Hong-Kong est considéré avoir un taux de césariennes très élevé en comparaison au taux des naissances naturelles dans les autres pays, et notamment aux États-Unis ? Pouvez-vous nous expliquer pourquoi ?
Le dernier taux de césariennes pratiquées connu dans le secteur privé est apparemment de 68 % alors que pour les États-Unis le taux est de 38 %. Il est avancé que les statistiques à Hong-Kong s’expliquent par le grand nombre de femmes qui décident de la date de leur accouchement pour des raisons de « Feng Shui ». Cependant, cette raison ne suffit pas à justifier ce chiffre dans la mesure où le pourcentage de césariennes d’urgence et de césariennes voulues est plus élevé qu’aux États-Unis ou au Royaume-Uni.
Combien de césariennes pratiquez-vous ?
Le taux de césariennes pour 2014 à Central Health Practice était de 34 %.
Beaucoup avancent qu’un accouchement planifié présente de nombreux avantages et est peu préjudiciable.
Bien qu’un accouchement planifié ait des avantages, cela ne signifie pas pour autant qu’une césarienne soit nécessaire. La plupart des bébés devant naître avant la date prévue pour raisons médicales (par exemple en cas de pré-éclampsie, de dysfonctions hépatiques au cours de la grossesse, ou de retard de croissance) peuvent être mis au monde en déclenchant le travail.
Est-il possible de voir une différence dans le nombre de césariennes et d’accouchements par voie basse entre le secteur public et le secteur privé ? Si tel est le cas, pouvez-vous expliquer pourquoi ?
En raison de ressources limitées, les hôpitaux publics ne réalisent pas de césariennes pour des raisons non médicales et encouragent les patientes à opter pour un accouchement par voie basse quelle que soit leur préférence. A beaucoup d’égards, le gouvernement doit faire face à un manque de ressources.

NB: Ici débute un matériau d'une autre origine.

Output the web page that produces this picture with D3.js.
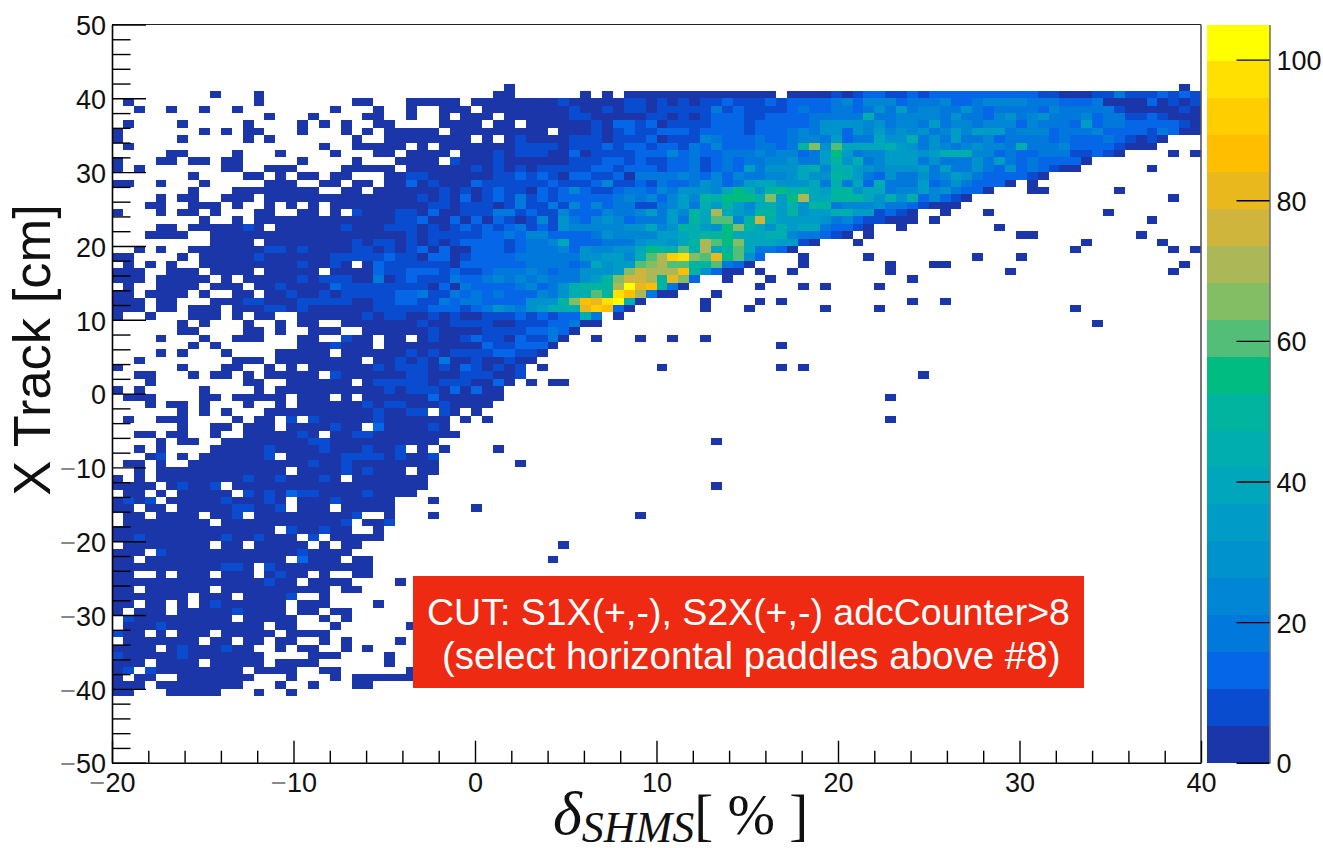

En d’autres termes, le gouvernement encourage les accouchements à moindre coût, alors que le secteur privé a souvent tendance à privilégier les accouchements qui coûtent chers. Aujourd’hui, la réponse est certainement entre les deux : les accouchements devraient avoir un coût neutre et être réalisés dans le meilleur intérêt de la mère, du bébé et de la famille. Aucun des systèmes n’est parfait.